You mean these examples?
> lambda h(x) {
> switch (x) {
> case 1:
> g();
> break;
> case 2:
> ...
> }
> }
I doubt there's any clean way to fit tail positions into a switch
statement, since it works by jumping out of the statement. I'll have to
look closer at the semantics of the completion value of a switch
statement; there might be some reasonably straightforward notion of a
tail position. But I doubt it.
Continuing the attribute grammar I described in my 10/17/2008 7:40PM
email, the `switch' production would look something like this:
Statement <- switch (expr) block
expr.tail = false
block.tail = false
CaseClause <- case expr: stmt
expr.tail = false
stmt.tail = false
> lambda k(x) {
> with (x) {
> g();
> }
> }
>
> lambda i(x) {
> if (x) {
> g();
> } else {
> ...
> }
> }
I overlooked these two examples last time. I believe there's no problem
with considering both calls to g tail calls. So we have:
Statement <- with (expr) stmt
expr.tail = false
stmt.tail = Statement.tail
Statement <- if expr stmt1 else stmt2
stmt1.tail = Statement.tail
stmt2.tail = Statement.tail
> lambda l():type1 {
> g(); // Produces type2
> }
We haven't nailed down the semantics of type annotations, but if they
simply represent dynamic assertions, then the most straightforward
semantics is just to say that return-type annotations destroy
tail-position. So in this example the call to g would not be in tail
position. So the attribute grammar would differentiate lambda
expressions depending on whether they were type-annotated:
Expression <- lambda formals block
block.tail = true
Expression <- lambda formals : type block
block.tail = false
> There are contexts where things are black and white and there are more
> gray ones -- switch statements, try/catch, return, type annotated
> functions, etc.
It doesn't need to be gray; it just requires that we enumerate the tail
positions explicitly and completely. IOW, mandating proper tail calls
requires two things from a spec:
1. Precisely specifying what the tail positions are. This is a syntactic
property, not a semantic one (e.g., there's no control flow or dataflow
analysis required). A nice way to specify this is with an attribute grammar.

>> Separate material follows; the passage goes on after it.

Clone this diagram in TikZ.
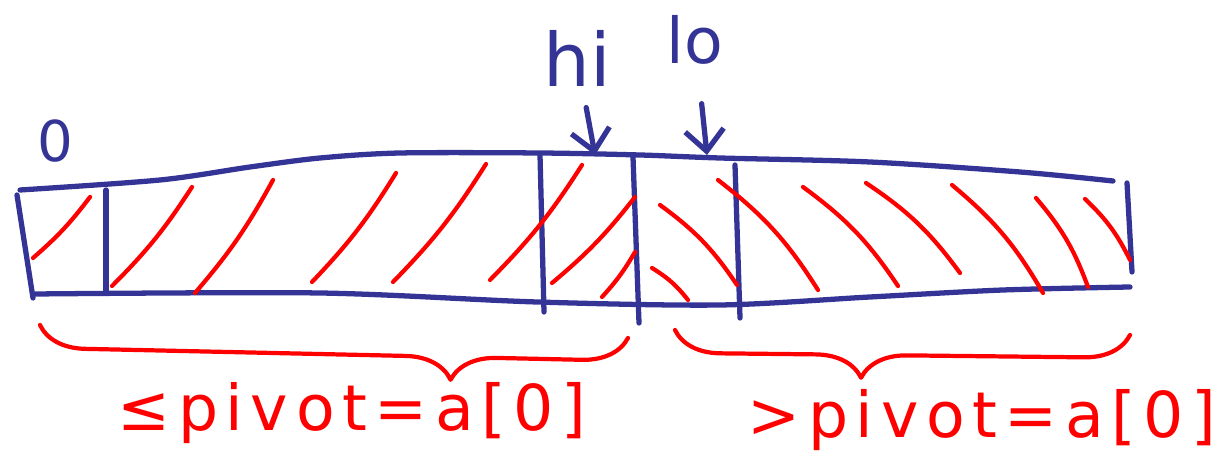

2. Mandating that subexpressions in tail position be evaluated in
exactly the same control context as their parent expression.
Since switch statements, try/catch statements, and type-annotated
functions have no tail subexpressions, they are completely exempt from
(2). Return statements make the notion of tail position messier, and
proper tail calls complicates the semantics of `return'. But the
`lambda' proposal nicely avoids this complication by eliminating `return'.